--- Collected data ---

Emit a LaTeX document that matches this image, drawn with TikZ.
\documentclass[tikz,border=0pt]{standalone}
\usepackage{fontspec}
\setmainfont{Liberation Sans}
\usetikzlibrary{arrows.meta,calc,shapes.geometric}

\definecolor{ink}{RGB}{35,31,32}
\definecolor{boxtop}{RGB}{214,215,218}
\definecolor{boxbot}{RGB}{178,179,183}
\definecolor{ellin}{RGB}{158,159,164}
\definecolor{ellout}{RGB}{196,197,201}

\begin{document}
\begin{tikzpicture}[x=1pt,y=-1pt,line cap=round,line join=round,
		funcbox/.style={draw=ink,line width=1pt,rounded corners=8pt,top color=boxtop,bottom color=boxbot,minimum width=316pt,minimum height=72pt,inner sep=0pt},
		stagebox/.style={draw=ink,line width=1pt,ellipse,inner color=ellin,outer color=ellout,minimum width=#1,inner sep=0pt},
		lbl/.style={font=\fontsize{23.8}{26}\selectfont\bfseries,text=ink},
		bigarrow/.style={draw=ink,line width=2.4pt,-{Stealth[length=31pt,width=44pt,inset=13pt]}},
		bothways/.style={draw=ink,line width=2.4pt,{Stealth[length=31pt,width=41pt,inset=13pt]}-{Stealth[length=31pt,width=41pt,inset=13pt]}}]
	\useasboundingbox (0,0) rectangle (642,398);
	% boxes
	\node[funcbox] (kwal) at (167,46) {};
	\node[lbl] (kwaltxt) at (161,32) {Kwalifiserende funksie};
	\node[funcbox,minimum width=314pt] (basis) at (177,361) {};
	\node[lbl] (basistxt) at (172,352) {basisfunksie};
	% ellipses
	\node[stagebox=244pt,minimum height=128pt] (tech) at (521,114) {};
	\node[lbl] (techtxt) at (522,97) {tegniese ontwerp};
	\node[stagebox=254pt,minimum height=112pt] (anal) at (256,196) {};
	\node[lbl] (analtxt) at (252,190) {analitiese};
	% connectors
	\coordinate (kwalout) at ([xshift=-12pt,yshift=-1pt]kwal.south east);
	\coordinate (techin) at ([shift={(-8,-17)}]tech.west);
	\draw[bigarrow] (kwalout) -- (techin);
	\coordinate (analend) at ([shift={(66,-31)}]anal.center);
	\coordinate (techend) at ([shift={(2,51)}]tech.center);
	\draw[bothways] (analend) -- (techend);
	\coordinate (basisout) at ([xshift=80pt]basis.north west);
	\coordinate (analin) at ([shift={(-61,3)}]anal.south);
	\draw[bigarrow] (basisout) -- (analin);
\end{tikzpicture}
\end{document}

---

- **Written exercise**: Copy each line of the data exactly, leaving nothing out.

- **Right answer**:
Emit a LaTeX document that matches this image, drawn with TikZ.
\documentclass[tikz,border=0pt]{standalone}
\usepackage{fontspec}
\setmainfont{Liberation Sans}
\usetikzlibrary{arrows.meta,calc,shapes.geometric}

\definecolor{ink}{RGB}{35,31,32}
\definecolor{boxtop}{RGB}{214,215,218}
\definecolor{boxbot}{RGB}{178,179,183}
\definecolor{ellin}{RGB}{158,159,164}
\definecolor{ellout}{RGB}{196,197,201}

\begin{document}
\begin{tikzpicture}[x=1pt,y=-1pt,line cap=round,line join=round,
		funcbox/.style={draw=ink,line width=1pt,rounded corners=8pt,top color=boxtop,bottom color=boxbot,minimum width=316pt,minimum height=72pt,inner sep=0pt},
		stagebox/.style={draw=ink,line width=1pt,ellipse,inner color=ellin,outer color=ellout,minimum width=#1,inner sep=0pt},
		lbl/.style={font=\fontsize{23.8}{26}\selectfont\bfseries,text=ink},
		bigarrow/.style={draw=ink,line width=2.4pt,-{Stealth[length=31pt,width=44pt,inset=13pt]}},
		bothways/.style={draw=ink,line width=2.4pt,{Stealth[length=31pt,width=41pt,inset=13pt]}-{Stealth[length=31pt,width=41pt,inset=13pt]}}]
	\useasboundingbox (0,0) rectangle (642,398);
	% boxes
	\node[funcbox] (kwal) at (167,46) {};
	\node[lbl] (kwaltxt) at (161,32) {Kwalifiserende funksie};
	\node[funcbox,minimum width=314pt] (basis) at (177,361) {};
	\node[lbl] (basistxt) at (172,352) {basisfunksie};
	% ellipses
	\node[stagebox=244pt,minimum height=128pt] (tech) at (521,114) {};
	\node[lbl] (techtxt) at (522,97) {tegniese ontwerp};
	\node[stagebox=254pt,minimum height=112pt] (anal) at (256,196) {};
	\node[lbl] (analtxt) at (252,190) {analitiese};
	% connectors
	\coordinate (kwalout) at ([xshift=-12pt,yshift=-1pt]kwal.south east);
	\coordinate (techin) at ([shift={(-8,-17)}]tech.west);
	\draw[bigarrow] (kwalout) -- (techin);
	\coordinate (analend) at ([shift={(66,-31)}]anal.center);
	\coordinate (techend) at ([shift={(2,51)}]tech.center);
	\draw[bothways] (analend) -- (techend);
	\coordinate (basisout) at ([xshift=80pt]basis.north west);
	\coordinate (analin) at ([shift={(-61,3)}]anal.south);
	\draw[bigarrow] (basisout) -- (analin);
\end{tikzpicture}
\end{document}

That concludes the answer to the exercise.